Mike Locksley, like so many other coaches in college football right now, is exhausted.

Whereas 20 years ago a head coach was tasked with doing just that — coaching a football team — the modern college coach has become a fundraiser and a recruiter first. Find time to do the coaching stuff later. Or get your school to hand over a massive budget to hire an outstanding staff. (Hey, more fundraising.)

Roster management was always an inexact science, but with the ever-loosening restrictions around transfers and the unchecked NIL landscape, coaches like Locksley are getting worn down.

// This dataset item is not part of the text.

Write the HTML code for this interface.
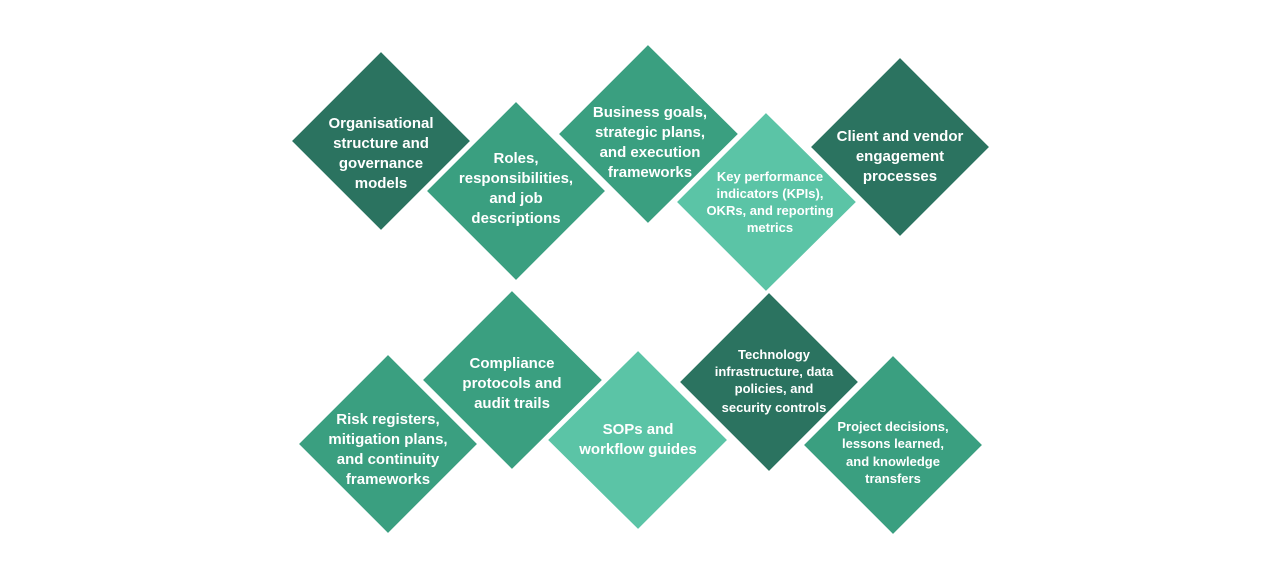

Last week, a sitting Power Five coach left to take a coordinator position in the NFL, and he reportedly did so to get back to football.

Should college fans expect to see more coaches fleeing for the NFL?

Locksley went on SiriusXM radio on Thursday and said that after Maryland’s 2023 season, he briefly questioned his future.

“I’m never one to complain about the amount of work, but I can tell you for the first time in 33 years of coaching, I went home and said, ‘Am I really gonna have enough energy to do this for the long haul?'” Locksley said. “My hope is that we can put a guardrail around the NIL and the transfer portal stuff and create more accountability in terms of knowing.

“The hard part is you just can’t build a roster and know exactly who, what, when. So, for me, I think it’s going to be really important. There’s a lot of different things you have to do, but you have to prioritize when it’s time to coach football, we’ve got to coach football. I’ve been able to do that and I’ve got a staff of coaches that help me do that.”

Locksley has been the head coach at Maryland since 2019. Even in that amount of time, college football has changed dramatically.

And more changes could be on the way. Locksley’s league — the Big Ten — and the SEC are partnering to try and find ways to address issues that have bubbled to the surface in the NIL era. Absent real leadership, commissioners Greg Sankey and Tony Petitti are stepping up.